▶ **Given instruction**:
Set down the data below without change, skipping the pictures it holds.

▶ **Data lines**:

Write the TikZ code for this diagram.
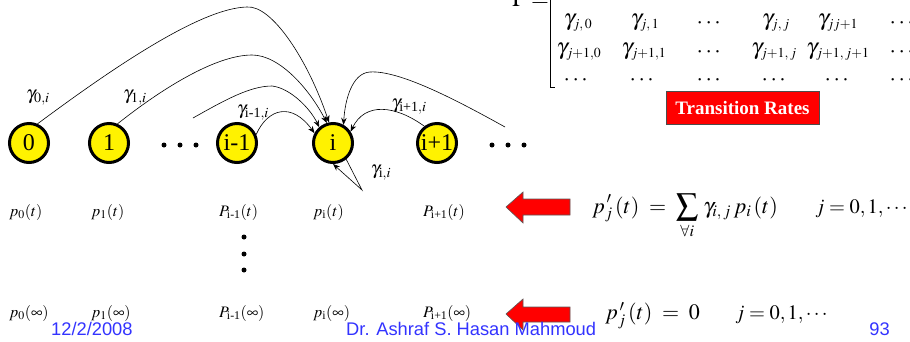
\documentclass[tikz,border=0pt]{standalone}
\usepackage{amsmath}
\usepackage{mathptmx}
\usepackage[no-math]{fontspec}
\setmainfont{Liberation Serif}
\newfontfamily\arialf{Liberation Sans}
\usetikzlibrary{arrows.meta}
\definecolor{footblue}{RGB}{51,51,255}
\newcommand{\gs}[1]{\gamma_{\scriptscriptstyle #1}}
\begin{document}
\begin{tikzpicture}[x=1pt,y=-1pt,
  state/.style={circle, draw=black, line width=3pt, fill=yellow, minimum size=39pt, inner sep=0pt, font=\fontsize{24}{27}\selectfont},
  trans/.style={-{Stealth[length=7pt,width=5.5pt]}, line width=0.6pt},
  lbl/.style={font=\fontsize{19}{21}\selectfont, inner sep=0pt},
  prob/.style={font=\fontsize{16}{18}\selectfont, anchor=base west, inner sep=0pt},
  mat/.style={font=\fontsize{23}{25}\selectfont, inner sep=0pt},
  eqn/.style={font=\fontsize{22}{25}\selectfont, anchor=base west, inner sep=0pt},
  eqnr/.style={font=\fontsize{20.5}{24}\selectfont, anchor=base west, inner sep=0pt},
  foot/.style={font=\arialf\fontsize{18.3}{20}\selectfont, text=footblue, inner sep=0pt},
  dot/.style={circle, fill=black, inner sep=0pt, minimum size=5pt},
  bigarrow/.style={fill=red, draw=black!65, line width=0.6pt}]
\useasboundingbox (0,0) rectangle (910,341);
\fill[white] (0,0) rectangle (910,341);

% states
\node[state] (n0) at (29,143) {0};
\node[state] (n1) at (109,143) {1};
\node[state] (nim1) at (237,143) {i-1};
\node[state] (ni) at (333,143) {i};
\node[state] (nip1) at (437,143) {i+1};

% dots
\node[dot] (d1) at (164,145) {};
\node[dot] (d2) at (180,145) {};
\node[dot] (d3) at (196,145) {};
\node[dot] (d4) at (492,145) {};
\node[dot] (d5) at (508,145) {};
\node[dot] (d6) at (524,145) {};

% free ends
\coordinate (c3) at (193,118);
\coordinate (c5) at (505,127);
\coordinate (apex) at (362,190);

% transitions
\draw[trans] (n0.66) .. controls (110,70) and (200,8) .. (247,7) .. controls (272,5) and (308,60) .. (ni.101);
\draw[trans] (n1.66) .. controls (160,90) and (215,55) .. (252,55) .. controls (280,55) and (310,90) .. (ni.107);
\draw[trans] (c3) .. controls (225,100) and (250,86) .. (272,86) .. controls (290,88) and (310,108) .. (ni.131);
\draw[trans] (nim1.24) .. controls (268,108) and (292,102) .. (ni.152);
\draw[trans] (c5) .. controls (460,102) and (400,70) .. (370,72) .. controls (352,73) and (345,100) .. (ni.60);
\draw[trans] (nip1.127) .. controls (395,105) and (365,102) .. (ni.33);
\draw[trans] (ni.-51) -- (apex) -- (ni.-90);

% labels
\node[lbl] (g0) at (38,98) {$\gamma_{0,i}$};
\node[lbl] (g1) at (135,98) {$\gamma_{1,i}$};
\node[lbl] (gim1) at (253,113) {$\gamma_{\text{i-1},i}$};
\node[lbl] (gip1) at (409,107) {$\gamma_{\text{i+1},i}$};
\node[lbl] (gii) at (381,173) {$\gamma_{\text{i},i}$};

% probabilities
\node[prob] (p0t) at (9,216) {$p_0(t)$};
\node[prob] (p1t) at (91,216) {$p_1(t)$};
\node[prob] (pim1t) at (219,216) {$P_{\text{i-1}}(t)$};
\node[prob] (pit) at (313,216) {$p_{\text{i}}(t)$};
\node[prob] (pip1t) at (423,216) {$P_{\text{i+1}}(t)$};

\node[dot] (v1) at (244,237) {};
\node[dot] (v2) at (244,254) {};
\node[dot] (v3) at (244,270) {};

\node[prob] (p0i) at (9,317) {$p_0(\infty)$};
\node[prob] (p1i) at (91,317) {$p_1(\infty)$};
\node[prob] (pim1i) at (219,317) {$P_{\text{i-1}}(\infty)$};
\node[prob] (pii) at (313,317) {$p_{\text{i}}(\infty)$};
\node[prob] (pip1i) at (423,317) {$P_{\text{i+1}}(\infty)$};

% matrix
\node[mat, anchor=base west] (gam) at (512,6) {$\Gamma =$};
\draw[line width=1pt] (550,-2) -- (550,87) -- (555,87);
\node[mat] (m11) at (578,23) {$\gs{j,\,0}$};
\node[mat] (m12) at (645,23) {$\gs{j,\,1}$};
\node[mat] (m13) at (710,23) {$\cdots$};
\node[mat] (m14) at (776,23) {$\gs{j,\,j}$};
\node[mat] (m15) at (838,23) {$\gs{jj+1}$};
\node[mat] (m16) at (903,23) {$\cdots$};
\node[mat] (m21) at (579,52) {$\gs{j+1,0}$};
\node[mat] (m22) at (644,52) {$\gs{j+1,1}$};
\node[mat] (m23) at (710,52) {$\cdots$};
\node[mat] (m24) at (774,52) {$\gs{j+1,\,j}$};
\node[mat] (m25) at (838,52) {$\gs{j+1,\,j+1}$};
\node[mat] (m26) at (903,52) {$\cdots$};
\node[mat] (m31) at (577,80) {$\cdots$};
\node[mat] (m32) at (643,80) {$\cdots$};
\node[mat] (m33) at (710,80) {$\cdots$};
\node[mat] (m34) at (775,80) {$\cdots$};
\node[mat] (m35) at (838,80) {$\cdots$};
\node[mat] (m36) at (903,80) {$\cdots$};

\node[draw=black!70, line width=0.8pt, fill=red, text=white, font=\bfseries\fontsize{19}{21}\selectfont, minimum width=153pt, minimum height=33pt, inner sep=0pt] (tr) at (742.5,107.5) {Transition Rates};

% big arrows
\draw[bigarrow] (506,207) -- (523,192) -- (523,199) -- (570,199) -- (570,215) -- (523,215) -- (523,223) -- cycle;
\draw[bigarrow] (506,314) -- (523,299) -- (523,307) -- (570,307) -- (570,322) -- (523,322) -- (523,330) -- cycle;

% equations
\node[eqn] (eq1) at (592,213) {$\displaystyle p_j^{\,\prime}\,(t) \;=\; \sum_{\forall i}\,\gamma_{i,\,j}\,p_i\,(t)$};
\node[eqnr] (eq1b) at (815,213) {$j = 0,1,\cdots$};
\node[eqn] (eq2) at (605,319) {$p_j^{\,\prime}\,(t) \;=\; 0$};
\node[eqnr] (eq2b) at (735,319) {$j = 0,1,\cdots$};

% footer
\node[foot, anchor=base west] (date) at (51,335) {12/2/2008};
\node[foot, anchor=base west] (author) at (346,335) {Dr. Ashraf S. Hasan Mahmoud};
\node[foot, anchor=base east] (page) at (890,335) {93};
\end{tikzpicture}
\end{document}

▶ **Solution to the exercise**:
Write the TikZ code for this diagram.
\documentclass[tikz,border=0pt]{standalone}
\usepackage{amsmath}
\usepackage{mathptmx}
\usepackage[no-math]{fontspec}
\setmainfont{Liberation Serif}
\newfontfamily\arialf{Liberation Sans}
\usetikzlibrary{arrows.meta}
\definecolor{footblue}{RGB}{51,51,255}
\newcommand{\gs}[1]{\gamma_{\scriptscriptstyle #1}}
\begin{document}
\begin{tikzpicture}[x=1pt,y=-1pt,
  state/.style={circle, draw=black, line width=3pt, fill=yellow, minimum size=39pt, inner sep=0pt, font=\fontsize{24}{27}\selectfont},
  trans/.style={-{Stealth[length=7pt,width=5.5pt]}, line width=0.6pt},
  lbl/.style={font=\fontsize{19}{21}\selectfont, inner sep=0pt},
  prob/.style={font=\fontsize{16}{18}\selectfont, anchor=base west, inner sep=0pt},
  mat/.style={font=\fontsize{23}{25}\selectfont, inner sep=0pt},
  eqn/.style={font=\fontsize{22}{25}\selectfont, anchor=base west, inner sep=0pt},
  eqnr/.style={font=\fontsize{20.5}{24}\selectfont, anchor=base west, inner sep=0pt},
  foot/.style={font=\arialf\fontsize{18.3}{20}\selectfont, text=footblue, inner sep=0pt},
  dot/.style={circle, fill=black, inner sep=0pt, minimum size=5pt},
  bigarrow/.style={fill=red, draw=black!65, line width=0.6pt}]
\useasboundingbox (0,0) rectangle (910,341);
\fill[white] (0,0) rectangle (910,341);

% states
\node[state] (n0) at (29,143) {0};
\node[state] (n1) at (109,143) {1};
\node[state] (nim1) at (237,143) {i-1};
\node[state] (ni) at (333,143) {i};
\node[state] (nip1) at (437,143) {i+1};

% dots
\node[dot] (d1) at (164,145) {};
\node[dot] (d2) at (180,145) {};
\node[dot] (d3) at (196,145) {};
\node[dot] (d4) at (492,145) {};
\node[dot] (d5) at (508,145) {};
\node[dot] (d6) at (524,145) {};

% free ends
\coordinate (c3) at (193,118);
\coordinate (c5) at (505,127);
\coordinate (apex) at (362,190);

% transitions
\draw[trans] (n0.66) .. controls (110,70) and (200,8) .. (247,7) .. controls (272,5) and (308,60) .. (ni.101);
\draw[trans] (n1.66) .. controls (160,90) and (215,55) .. (252,55) .. controls (280,55) and (310,90) .. (ni.107);
\draw[trans] (c3) .. controls (225,100) and (250,86) .. (272,86) .. controls (290,88) and (310,108) .. (ni.131);
\draw[trans] (nim1.24) .. controls (268,108) and (292,102) .. (ni.152);
\draw[trans] (c5) .. controls (460,102) and (400,70) .. (370,72) .. controls (352,73) and (345,100) .. (ni.60);
\draw[trans] (nip1.127) .. controls (395,105) and (365,102) .. (ni.33);
\draw[trans] (ni.-51) -- (apex) -- (ni.-90);

% labels
\node[lbl] (g0) at (38,98) {$\gamma_{0,i}$};
\node[lbl] (g1) at (135,98) {$\gamma_{1,i}$};
\node[lbl] (gim1) at (253,113) {$\gamma_{\text{i-1},i}$};
\node[lbl] (gip1) at (409,107) {$\gamma_{\text{i+1},i}$};
\node[lbl] (gii) at (381,173) {$\gamma_{\text{i},i}$};

% probabilities
\node[prob] (p0t) at (9,216) {$p_0(t)$};
\node[prob] (p1t) at (91,216) {$p_1(t)$};
\node[prob] (pim1t) at (219,216) {$P_{\text{i-1}}(t)$};
\node[prob] (pit) at (313,216) {$p_{\text{i}}(t)$};
\node[prob] (pip1t) at (423,216) {$P_{\text{i+1}}(t)$};

\node[dot] (v1) at (244,237) {};
\node[dot] (v2) at (244,254) {};
\node[dot] (v3) at (244,270) {};

\node[prob] (p0i) at (9,317) {$p_0(\infty)$};
\node[prob] (p1i) at (91,317) {$p_1(\infty)$};
\node[prob] (pim1i) at (219,317) {$P_{\text{i-1}}(\infty)$};
\node[prob] (pii) at (313,317) {$p_{\text{i}}(\infty)$};
\node[prob] (pip1i) at (423,317) {$P_{\text{i+1}}(\infty)$};

% matrix
\node[mat, anchor=base west] (gam) at (512,6) {$\Gamma =$};
\draw[line width=1pt] (550,-2) -- (550,87) -- (555,87);
\node[mat] (m11) at (578,23) {$\gs{j,\,0}$};
\node[mat] (m12) at (645,23) {$\gs{j,\,1}$};
\node[mat] (m13) at (710,23) {$\cdots$};
\node[mat] (m14) at (776,23) {$\gs{j,\,j}$};
\node[mat] (m15) at (838,23) {$\gs{jj+1}$};
\node[mat] (m16) at (903,23) {$\cdots$};
\node[mat] (m21) at (579,52) {$\gs{j+1,0}$};
\node[mat] (m22) at (644,52) {$\gs{j+1,1}$};
\node[mat] (m23) at (710,52) {$\cdots$};
\node[mat] (m24) at (774,52) {$\gs{j+1,\,j}$};
\node[mat] (m25) at (838,52) {$\gs{j+1,\,j+1}$};
\node[mat] (m26) at (903,52) {$\cdots$};
\node[mat] (m31) at (577,80) {$\cdots$};
\node[mat] (m32) at (643,80) {$\cdots$};
\node[mat] (m33) at (710,80) {$\cdots$};
\node[mat] (m34) at (775,80) {$\cdots$};
\node[mat] (m35) at (838,80) {$\cdots$};
\node[mat] (m36) at (903,80) {$\cdots$};

\node[draw=black!70, line width=0.8pt, fill=red, text=white, font=\bfseries\fontsize{19}{21}\selectfont, minimum width=153pt, minimum height=33pt, inner sep=0pt] (tr) at (742.5,107.5) {Transition Rates};

% big arrows
\draw[bigarrow] (506,207) -- (523,192) -- (523,199) -- (570,199) -- (570,215) -- (523,215) -- (523,223) -- cycle;
\draw[bigarrow] (506,314) -- (523,299) -- (523,307) -- (570,307) -- (570,322) -- (523,322) -- (523,330) -- cycle;

% equations
\node[eqn] (eq1) at (592,213) {$\displaystyle p_j^{\,\prime}\,(t) \;=\; \sum_{\forall i}\,\gamma_{i,\,j}\,p_i\,(t)$};
\node[eqnr] (eq1b) at (815,213) {$j = 0,1,\cdots$};
\node[eqn] (eq2) at (605,319) {$p_j^{\,\prime}\,(t) \;=\; 0$};
\node[eqnr] (eq2b) at (735,319) {$j = 0,1,\cdots$};

% footer
\node[foot, anchor=base west] (date) at (51,335) {12/2/2008};
\node[foot, anchor=base west] (author) at (346,335) {Dr. Ashraf S. Hasan Mahmoud};
\node[foot, anchor=base east] (page) at (890,335) {93};
\end{tikzpicture}
\end{document}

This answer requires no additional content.